In a large project, modules need clear owners who are responsible for reviewing changes, maintaining documentation, and ensuring backward compatibility. Without ownership, modules can become orphaned, leading to uncertainty about who to ask for changes. Use CODEOWNERS files and assign module maintainers in your project management tool.

Measuring Success with Metrics

To justify the investment in modular and reusable code, teams should track relevant metrics. Two common indicators are:

Reuse rate: The number of projects or modules that depend on a given module. A high reuse rate indicates that the module is well-designed and fills a genuine need.
Maintainability index: An aggregated metric from tools like SonarQube that combines cyclomatic complexity, duplication, lines of code, and test coverage. A rising index over time suggests that modularity efforts are paying off.
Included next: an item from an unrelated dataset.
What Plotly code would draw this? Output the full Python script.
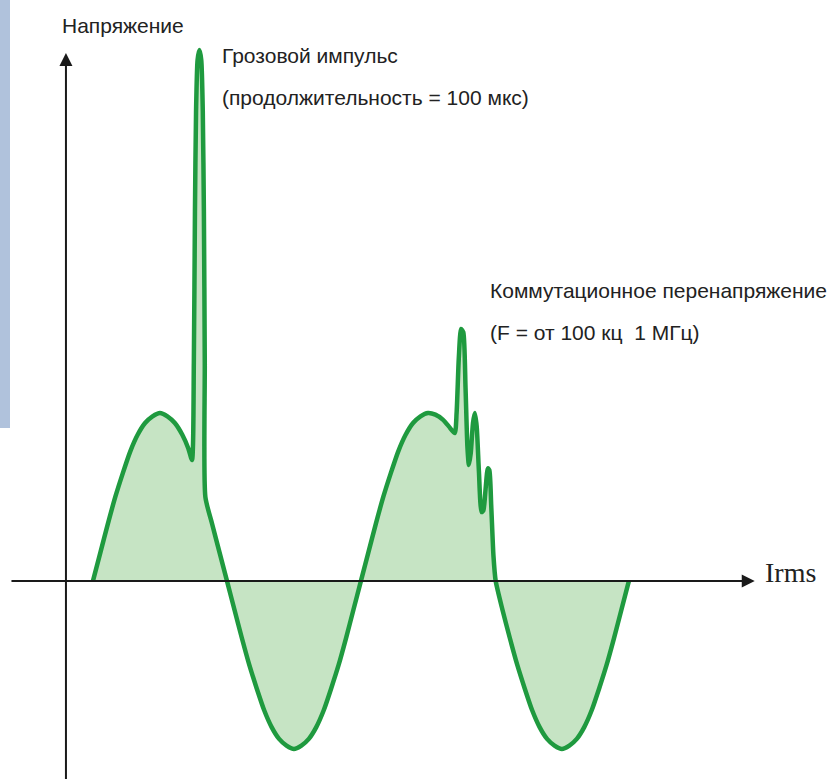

Track these metrics on a dashboard and review them during sprint retrospectives to guide future refactoring efforts.

Building a Culture of Reuse

Ultimately, technical practices are only as effective as the team’s culture. Encourage developers to search for existing modules before writing new code. Reward contributions that improve reusability, such as extracting a shared module from a project. Hold regular “module review” sessions where teams showcase their reusable components. Over time, a culture of reuse will reduce toil and accelerate development across the entire organization.

In conclusion, modular and reusable code is not a luxury for large-scale automation projects—it is a necessity. By adhering to core principles like single responsibility, encapsulation, loose coupling, and high cohesion; by designing components with clear interfaces, configuration, and dependency injection; and by leveraging the right tools and best practices, teams can build automation that is scalable, maintainable, and a joy to work with. The upfront investment in thought and discipline pays dividends as the project grows, enabling teams to deliver value faster and with fewer errors.